One of the main challenges in identifying structural changes in stochastic processes is to carry out analysis for time series with dependency structure in a computationally tractable way. Another challenge is that the number of true change points is usually unknown, requiring a suitable model selection criterion to arrive at informative conclusions. To address the first challenge, we model the data generating process as a segment-wise autoregression, which is composed of several segments (time epochs), each of which modeled by an autoregressive model. We propose a multi-window method that is both effective and efficient for discovering the structural changes. The proposed approach was motivated by transforming a segment-wise autoregression into a multivariate time series that is asymptotically segment-wise independent and identically distributed.
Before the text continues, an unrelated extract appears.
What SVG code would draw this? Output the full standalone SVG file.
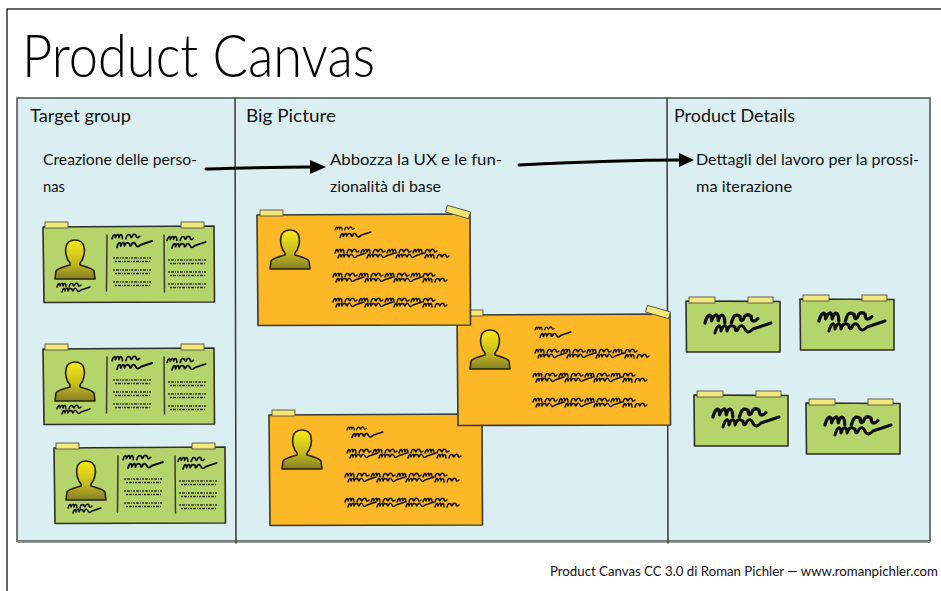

To address the second challenge, we derive theoretical guarantees for (almost surely) selecting the true number of change points of segment-wise independent multivariate time series. Specifically, under mild assumptions, we show that a Bayesian Information Criterion (BIC)-like criterion gives a strongly consistent selection of the optimal number of change points, while an Akaike Information Criterion (AIC)-like criterion cannot. Finally, we demonstrate the theory and strength of the proposed algorithms by experiments on both synthetic and real-world data, including the Eastern US temperature data and the El Nino data from 1854 to 2015. The experiment leads to some interesting discoveries about temporal variability of the summer-time temperature over the Eastern US, and about the most dominant factor of ocean influence on climate.